After an intervention by Police Minister Bheki Cele, police in the Eastern Cape have made inroads over the festive season in the notorious gang-infested northern areas of Port Elizabeth.
Since the deployment of the National Intervention Unit (NIU) on December 3, police have confiscated drugs to the value of R500,000. Detectives at the Provincial Gang Investigation Unit have taken on 34 new cases comprising of 40 arrests.
In addition, 79 arrests were effected in which 10 illegal firearms and 122 rounds of ammunition were recovered, provincial police spokesperson Brigadier Tembinkosi Kinana said.
Kinana said confiscated drugs included tik, cocaine, mandrax and schedule 5 medication.

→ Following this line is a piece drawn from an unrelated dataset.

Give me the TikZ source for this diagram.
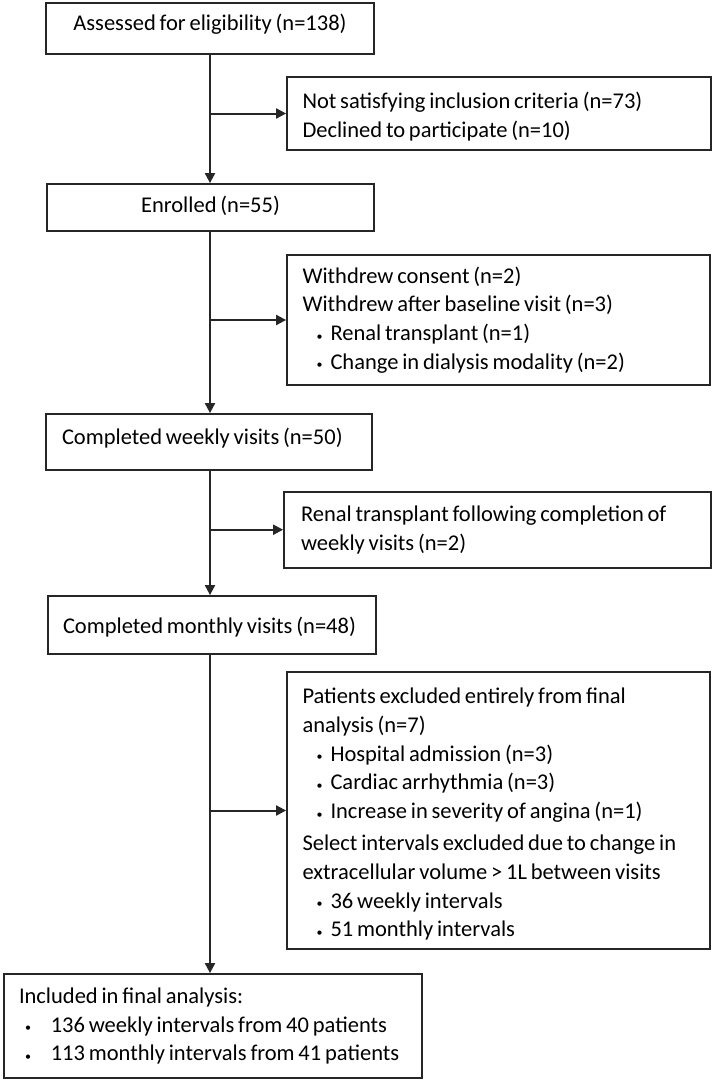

During an operation in a hotspot area of Helenvale today, a 33-year-old man driving a white Polo was arrested for allegedly being in possession of an illegal firearm and ammunition.
The man was pulled over during a stop-and-search between Reginald and Voisen streets, just opposite the Gelvandale Police Station.
According to the police, the firearm was found in a box under the driver’s seat.
With a heavy police presence, the operation was flighted at the infamous “Die Gaat” in Helenvale where Vehicle Check Points (VCP) were being carried out.
According Kinana, VCP was carried out daily in the northern areas comprising a large geographical area in the city which included Gelvandale, Helenvale, Booysens Park and Bethelsdorp.
Kinana said crime analysis was done on a daily basis and from there members were deployed to various hotspots.
Provincial Police Commissioner, Lieutenant General Liziwe Ntshinga implemented the National Intervention Unit (NIU) and Tactical Response Team (TRT) to assist current deployment which includes the Crime Combating Unit (CCU) and Visible Gang Intervention Team who deal with gangsterism and the ongoing violence in the area.
At the time, Cele had also promised that a new police station would be built at Booysens Park within the next 10 months.
Today, police were on the hunt for drugs and guns and effected two search warrants at homes in Voisen and Blesbok streets. Explosive Detection dog, Max, sniffed out the two homes, however no suspected illegal guns and drugs were discovered.
A frustrated Elaine Petrus of Voisen Street said that while she understood that police were doing their jobs, she believed that police were searching the wrong homes.
Petrus said that police had searched her home five times since Christmas and she believed police were being played by their informants.
“You are free to come and search , you are free to do your jobs. But those people who are giving you [police] the information I’ll pray for them,” she said.
“They are giving the wrong information, they are giving information that don’t lead to the gangsters homes.”